Further, for having good corporate governance the responsibility of the Board of directors got increased and subsequently, the accountability of board of directors also got increased. Corporate governance added manifolds in the responsibility and accountability of board of directors. The Companies Act, 2013 made it mandatory that one-third of the board must consist of independent directors and to have gender diversity in board the act mandated that the board must contain at least one women director. The women director can be either independent director or the insider director whether executive or not.
Good Corporate Governance and Bad Corporate Governance
Governance is inadvertently a part of an organizational structure. The company can have either a bad corporate governance or a good corporate governance but there is going to be a governance in a company and no one deny or defy that.
Bad corporate governance creates a doubt on the company’s reliability and integrity which can affect the financial health of an organization. Scandals or Scams whether 2G Scam, Satyam Scam or Sahara Scam etc all are the result of bad corporate governance and we all know what has happened to Raju brothers and their company after the scam. In Satyam Scam, Raju brothers proposed merging with a company called “MAYTAS’ which is nothing but Satyam spelled backward while the minutes of the meeting showed that directors resented to this merger but eventually gave their nod for the merger and a lot of cash inflow was shown in the balance sheet. Thereafter, Raju brother declared themselves as bankrupt and insolvent. Later, Raju brothers got jailed and Satyam was purchased by Mahindra as it was found that the cash inflow was a hoax and PwC also got interrogated for the same.
This scam made the need of corporate governance felt very badly and the importance of good corporate governance was also felt and this is the reason that corporate governance became an integral part of the Companies Act, 2013.

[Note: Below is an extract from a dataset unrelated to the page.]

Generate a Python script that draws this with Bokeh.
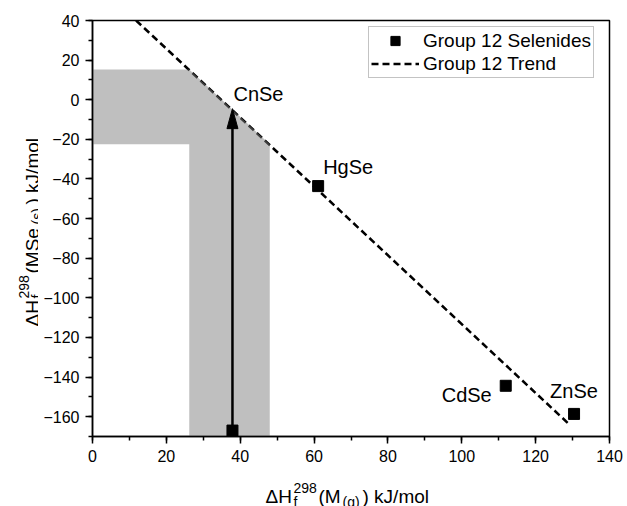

Good corporate governance, on the other hand, provides for rules which are transparent and controls the balance of power between the Board of directors and management. Companies generally strive to achieve a high level of the corporate governance. For many shareholders, it is not enough for a company to merely be profitable; it also needs to demonstrate good corporate governance through environmental awareness, ethical behavior, and sound corporate governance practices.